Maintenant, je le demande, que peut-il rester de ces caractères et des questions qu’ils font naître, dans une traduction chinoise, tibétaine ou mongole ? Le traducteur, sans doute, en a eu connaissance, puisqu’il a été capable de traduire ; mais il est difficile qu’on en retrouve quelque trace dans sa version, qui, en effaçant cette différence de style, a supprimé tous les moyens que l’original livrait à la critique pour la solution des diverses questions que je rappelais tout à l’heure. Peut-être en passant à l’interprétation des parties poétiques du Saddharma puṇḍarika, par exemple, l’interprète aura-t-il averti que ces morceaux sont écrits dans un style différent et dans un autre dialecte. Ce fait, que je ne puis affirmer, est possible sans doute ; mais il faut convenir qu’une telle indication ne serait pas encore suffisante, et qu’à moins que le traducteur ne donnât un spécimen du style avec le nom du dialecte, on ne pourrait rien décider d’après cette simple indication que le style change. Sans me livrer d’ailleurs à d’inutiles conjectures sur ce que les interprètes chinois et mongols ont pu prendre de soins pour indiquer cette circonstance capitale, je suis en mesure d’affirmer que les Lotsavas ou interprètes tibétains, auxquels on doit la version du Saddharma puṇḍarika contenue dans le Kah-gyur, n’ont eu recours à aucune des précautions faites pour éveiller l’attention du lecteur sur les variétés de dialecte signalées plus haut. Ils ont traduit en prose tibétaine la prose sanscrite, en vers tibétains les vers sanscrits, sans avertir qu’en passant de la première partie de l’original à la seconde on entrait en quelque façon dans un style et dans un ouvrage tout nouveau[1].

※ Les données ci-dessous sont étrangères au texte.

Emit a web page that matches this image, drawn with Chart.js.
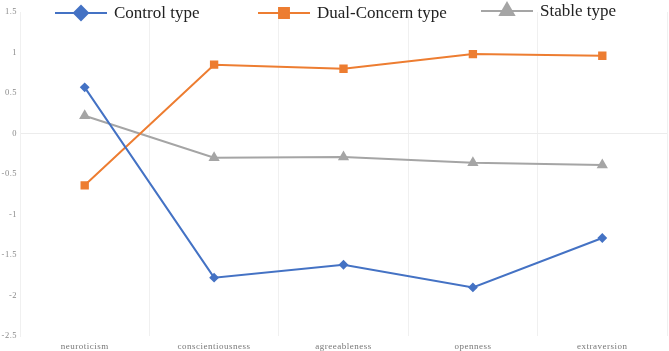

Puisque j’ai parlé des interprètes tibétains, qu’il me soit permis, pour justifier le jugement général porté tout à l’heure sur les traductions asiatiques des ouvrages sanscrits du Népâl, de montrer, par un petit nombre d’exemples précis, de quelle manière ils sont infidèles à l’original, soit en traduisant trop, si je puis m’exprimer ainsi, soit en ne traduisant pas assez. Il est clair qu’il ne s’agit pas ici d’une critique du système suivi par ces traducteurs ; ce système est irréprochable : c’est celui d’une littéralité parfaite ; et quand il est appliqué avec rigueur, une version tibétaine représente jusqu’aux derniers traits du texte sanscrit. J’accorde même pour un instant un point qui me paraît encore fort contestable, savoir, qu’on connaît assez en Europe toutes les ressources de la langue tibétaine pour traduire un livre écrit dans cette langue avec autant de

  1. C’est ce que paraissent avoir fait aussi les traducteurs mongols. Ils ont toutefois porté assez d’exactitude dans leur travail pour reproduire les portions versifiées des livres sanscrits, sans s’éloigner, en ce qui touche la position des mots, du génie de l’original ; et en y sacrifiant l’esprit de leur propre langue. Ce fait curieux n’a pas échappé à l’attention de M. Schmidt, qui n’a pas manqué de le signaler. (Mongol. Gramm., p. 161 et 162.)